TV licence 'name and shame' ad backfires
An aggressive campaign to cut down on television licence evasion by naming streets where alleged non-payers live has backfired.
The campaign has focused on one of the communities least likely to own a television: Manchester's large ultra-orthodox Jewish population.
A poster put up on hoardings across the city claims that four unnamed households on Broom Lane have no licence, in effect accusing its residents of committing a criminal offence punishable by a fine.
Unfortunately for TV Licensing, the private consortium that collects fees for the BBC, Broom Lane is part of one of Britain's largest orthodox Jewish neighbourhoods, where television and video are taboo.
The advert, part of a controversial campaign called Target Zero to collect up to £160m lost through evasion, has seemingly only increased hostility to the technology.

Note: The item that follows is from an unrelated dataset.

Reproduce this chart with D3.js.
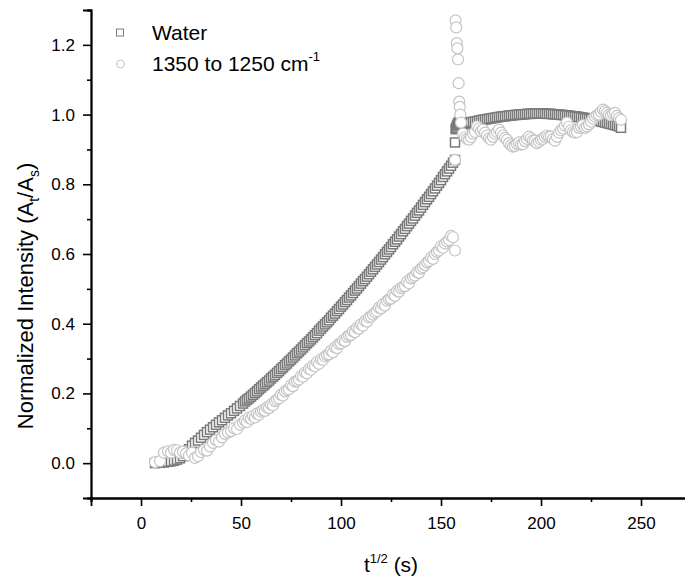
<!doctype html>
<html>
  <head>
    <meta charset="utf-8">
    <title>Normalized intensity vs t^1/2</title>
    <script src="https://cdnjs.cloudflare.com/ajax/libs/d3/7.8.5/d3.min.js"></script>
    <style>
      body { margin: 0; background: #fff; }
      text { font-family: Arial, "Liberation Sans", sans-serif; }
    </style>
  </head>
  <body>
    <div id="chart"></div>
    <script>
      // t^(1/2) values, shared by both series (one spectrum each)
      const tHalf = [
        7, 9.5, 11.5, 13.5, 15, 16.5, 18, 19.5, 21, 22.5, 24, 25.5, 27, 28.5, 30, 31.5, 33, 34.5, 36, 37.5,
        39, 40.5, 42, 43.5, 45, 46.5, 48, 49.5, 51,
        52, 53, 54, 55, 56, 57, 58, 59, 60, 61, 62, 63, 64, 65, 66, 67, 68, 69, 70, 71,
        72, 73, 74, 75, 76, 77, 78, 79, 80, 81, 82, 83, 84, 85, 86, 87, 88, 89, 90, 91,
        92, 93, 94, 95, 96, 97, 98, 99, 100, 101, 102, 103, 104, 105, 106, 107, 108, 109, 110, 111,
        112, 113, 114, 115, 116, 117, 118, 119, 120, 121, 122, 123, 124, 125, 126, 127, 128, 129, 130, 131,
        132, 133, 134, 135, 136, 137, 138, 139, 140, 141, 142, 143, 144, 145, 146, 147, 148, 149, 150, 151,
        152, 153, 154, 155, 156, 157,
        157, 157.3, 157.6, 157.9, 158.2, 158.5, 158.8, 159.1, 159.4, 159.7, 160,
        161, 162, 163, 164, 165, 166, 167, 168, 169, 170, 171, 172, 173, 174, 175, 176, 177, 178, 179, 180,
        181, 182, 183, 184, 185, 186, 187, 188, 189, 190, 191, 192, 193, 194, 195, 196, 197, 198, 199, 200,
        201, 202, 203, 204, 205, 206, 207, 208, 209, 210, 211, 212, 213, 214, 215, 216, 217, 218, 219, 220,
        221, 222, 223, 224, 225, 226, 227, 228, 229, 230, 231, 232, 233, 234, 235, 236, 237, 238, 239, 240
      ];

      const water = [
        0.000, 0.001, 0.002, 0.004, 0.005, 0.007, 0.010, 0.014, 0.020, 0.028, 0.040, 0.050, 0.058, 0.065, 0.073, 0.081, 0.089, 0.096, 0.103, 0.110,
        0.117, 0.123, 0.130, 0.137, 0.143, 0.150, 0.157, 0.164, 0.171,
        0.177, 0.182, 0.186, 0.191, 0.196, 0.201, 0.206, 0.212, 0.217, 0.222, 0.227, 0.232, 0.237, 0.243, 0.248, 0.253, 0.259, 0.264, 0.270, 0.275,
        0.281, 0.286, 0.292, 0.297, 0.303, 0.309, 0.315, 0.320, 0.326, 0.332, 0.338, 0.344, 0.349, 0.355, 0.361, 0.367, 0.373, 0.380, 0.386, 0.392,
        0.398, 0.404, 0.410, 0.417, 0.423, 0.429, 0.436, 0.442, 0.449, 0.455, 0.462, 0.468, 0.475, 0.481, 0.488, 0.495, 0.501, 0.508, 0.515, 0.522,
        0.528, 0.535, 0.542, 0.549, 0.556, 0.563, 0.570, 0.577, 0.584, 0.591, 0.599, 0.606, 0.613, 0.620, 0.628, 0.635, 0.642, 0.650, 0.657, 0.665,
        0.672, 0.680, 0.687, 0.695, 0.702, 0.710, 0.718, 0.725, 0.733, 0.741, 0.749, 0.757, 0.764, 0.772, 0.780, 0.788, 0.796, 0.804, 0.812, 0.821,
        0.829, 0.837, 0.845, 0.853, 0.862, 0.870,
        0.920, 0.958, 0.962, 0.966, 0.970, 0.974, 0.977, 0.975, 0.979, 0.976, 0.980,
        0.972, 0.973, 0.975, 0.976, 0.978, 0.979, 0.980, 0.981, 0.983, 0.984, 0.985, 0.986, 0.987, 0.988, 0.989, 0.990, 0.991, 0.992, 0.993, 0.994,
        0.995, 0.995, 0.996, 0.997, 0.998, 0.998, 0.999, 0.999, 1.000, 1.000, 1.001, 1.001, 1.002, 1.002, 1.002, 1.003, 1.003, 1.003, 1.003, 1.003,
        1.003, 1.003, 1.002, 1.002, 1.002, 1.001, 1.001, 1.000, 1.000, 0.999, 0.999, 0.998, 0.998, 0.997, 0.996, 0.995, 0.995, 0.994, 0.993, 0.992,
        0.991, 0.990, 0.989, 0.988, 0.987, 0.986, 0.985, 0.983, 0.982, 0.980, 0.979, 0.977, 0.976, 0.974, 0.973, 0.971, 0.970, 0.968, 0.966, 0.962
      ];

      // 1350 to 1250 cm-1 band
      const band = [
        0.003, 0.006, 0.030, 0.034, 0.030, 0.038, 0.037, 0.030, 0.033, 0.028, 0.022, 0.030, 0.015, 0.020, 0.032, 0.038, 0.036, 0.048, 0.058, 0.066,
        0.062, 0.074, 0.084, 0.088, 0.092, 0.100, 0.098, 0.110, 0.116,
        0.122, 0.118, 0.130, 0.127, 0.135, 0.131, 0.142, 0.139, 0.148, 0.152, 0.150, 0.160, 0.158, 0.168, 0.166, 0.178, 0.182, 0.186, 0.196, 0.194,
        0.206, 0.210, 0.212, 0.224, 0.221, 0.234, 0.236, 0.240, 0.250, 0.248, 0.260, 0.258, 0.270, 0.268, 0.280, 0.278, 0.290, 0.285, 0.298, 0.296,
        0.306, 0.310, 0.312, 0.322, 0.318, 0.332, 0.330, 0.342, 0.344, 0.352, 0.350, 0.362, 0.366, 0.368, 0.378, 0.376, 0.388, 0.386, 0.398, 0.394,
        0.408, 0.406, 0.418, 0.420, 0.426, 0.432, 0.436, 0.446, 0.444, 0.456, 0.452, 0.466, 0.470, 0.472, 0.484, 0.480, 0.494, 0.492, 0.502, 0.506,
        0.508, 0.520, 0.516, 0.530, 0.534, 0.538, 0.548, 0.546, 0.558, 0.562, 0.568, 0.576, 0.580, 0.590, 0.586, 0.600, 0.606, 0.610, 0.622, 0.618,
        0.630, 0.636, 0.640, 0.652, 0.648, 0.610,
        0.870, 1.270, 1.250, 1.205, 1.190, 1.158, 1.090, 1.037, 1.022, 1.000, 0.977,
        0.945, 0.935, 0.930, 0.928, 0.935, 0.945, 0.950, 0.966, 0.960, 0.952, 0.957, 0.948, 0.940, 0.932, 0.928, 0.936, 0.945, 0.950, 0.957, 0.948,
        0.940, 0.933, 0.928, 0.918, 0.912, 0.908, 0.910, 0.916, 0.920, 0.914, 0.915, 0.924, 0.930, 0.937, 0.932, 0.926, 0.925, 0.918, 0.922, 0.928,
        0.930, 0.936, 0.940, 0.937, 0.937, 0.930, 0.925, 0.936, 0.948, 0.955, 0.960, 0.968, 0.977, 0.965, 0.955, 0.950, 0.948, 0.950, 0.962, 0.966,
        0.970, 0.962, 0.966, 0.972, 0.980, 0.988, 0.994, 0.998, 1.000, 1.008, 1.014, 1.010, 1.005, 1.000, 0.998, 1.002, 1.005, 0.996, 0.990, 0.985
      ];

      const xMajor = [0, 50, 100, 150, 200, 250];
      const xMinor = [-25, 25, 75, 125, 175, 225, 275];
      const yMajor = [0.0, 0.2, 0.4, 0.6, 0.8, 1.0, 1.2];
      const yMinor = [-0.1, 0.1, 0.3, 0.5, 0.7, 0.9, 1.1, 1.3];

      const width = 685, height = 578;

      const x = d3.scaleLinear().domain([-25, 275]).range([91, 691]);
      const y = d3.scaleLinear().domain([-0.1, 1.3]).range([498, 10]);

      const svg = d3.select('#chart')
        .append('svg')
        .attr('width', width)
        .attr('height', height);

      // water squares first, circles drawn over them
      const sq = 9;
      svg.append('g')
        .selectAll('rect')
        .data(tHalf.map((t, i) => [t, water[i]]))
        .join('rect')
        .attr('x', d => x(d[0]) - sq / 2)
        .attr('y', d => y(d[1]) - sq / 2)
        .attr('width', sq)
        .attr('height', sq)
        .attr('fill', '#fff')
        .attr('stroke', '#7a7a7a')
        .attr('stroke-width', 1.5);

      svg.append('g')
        .selectAll('circle')
        .data(tHalf.map((t, i) => [t, band[i]]))
        .join('circle')
        .attr('cx', d => x(d[0]))
        .attr('cy', d => y(d[1]))
        .attr('r', 5.5)
        .attr('fill', '#fff')
        .attr('stroke', '#c4c4c4')
        .attr('stroke-width', 1.2);

      // axes (left and bottom only)
      svg.append('g')
        .attr('transform', `translate(0,${y(-0.1)})`)
        .call(d3.axisBottom(x).tickValues(xMajor).tickSize(8).tickPadding(11).tickFormat(d3.format('d')));
      svg.append('g')
        .attr('transform', `translate(0,${y(-0.1)})`)
        .call(d3.axisBottom(x).tickValues(xMinor).tickSize(4).tickFormat(''));

      svg.append('g')
        .attr('transform', `translate(${x(-25)},0)`)
        .call(d3.axisLeft(y).tickValues(yMajor).tickSize(8).tickPadding(8).tickFormat(d3.format('.1f')));
      svg.append('g')
        .attr('transform', `translate(${x(-25)},0)`)
        .call(d3.axisLeft(y).tickValues(yMinor).tickSize(4).tickFormat(''));

      svg.selectAll('.domain').attr('stroke', '#000').attr('stroke-width', 1.8);
      svg.selectAll('.tick line').attr('stroke', '#000').attr('stroke-width', 1.6);
      svg.selectAll('.tick text').attr('font-size', 17).attr('fill', '#000')
        .style('font-family', 'Arial, "Liberation Sans", sans-serif');

      // axis titles
      const xt = svg.append('text')
        .attr('x', 391)
        .attr('y', 572)
        .attr('text-anchor', 'middle')
        .attr('font-size', 21);
      xt.append('tspan').text('t');
      xt.append('tspan').attr('dy', -9).attr('font-size', 13).text('1/2');
      xt.append('tspan').attr('dy', 9).text(' (s)');

      const yt = svg.append('text')
        .attr('transform', 'translate(33,296) rotate(-90)')
        .attr('text-anchor', 'middle')
        .attr('font-size', 22);
      yt.append('tspan').text('Normalized Intensity (A');
      yt.append('tspan').attr('dy', 6).attr('font-size', 14).text('t');
      yt.append('tspan').attr('dy', -6).text('/A');
      yt.append('tspan').attr('dy', 6).attr('font-size', 14).text('s');
      yt.append('tspan').attr('dy', -6).text(')');

      // legend
      const legend = svg.append('g');
      legend.append('rect')
        .attr('x', 116.5).attr('y', 29).attr('width', 7).attr('height', 7)
        .attr('fill', '#fff').attr('stroke', '#7a7a7a');
      legend.append('text')
        .attr('x', 152).attr('y', 40).attr('font-size', 21).text('Water');
      legend.append('circle')
        .attr('cx', 120.5).attr('cy', 64).attr('r', 4)
        .attr('fill', '#fff').attr('stroke', '#c4c4c4');
      const lt = legend.append('text')
        .attr('x', 152).attr('y', 71).attr('font-size', 21);
      lt.append('tspan').text('1350 to 1250 cm');
      lt.append('tspan').attr('dy', -10).attr('font-size', 13).text('-1');
    </script>
  </body>
</html>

"The advert did cause great upset within that community," said a spokesman for the Board of Deputies of British Jews. "There are several hundred families living in that part of Manchester who do not, will not and will never own televisions. They see them as things that bring filth into their living rooms, and they're forbidden from owning televisions."
TV Licensing spends £60m a year on anti-evasion campaigns. Despite Broom Lane's location, both the agency and the BBC insist some homes there will be owned by non-Jews. "It seems as if quite a lot of them have televisions if only four of them don't have licences," said one BBC official.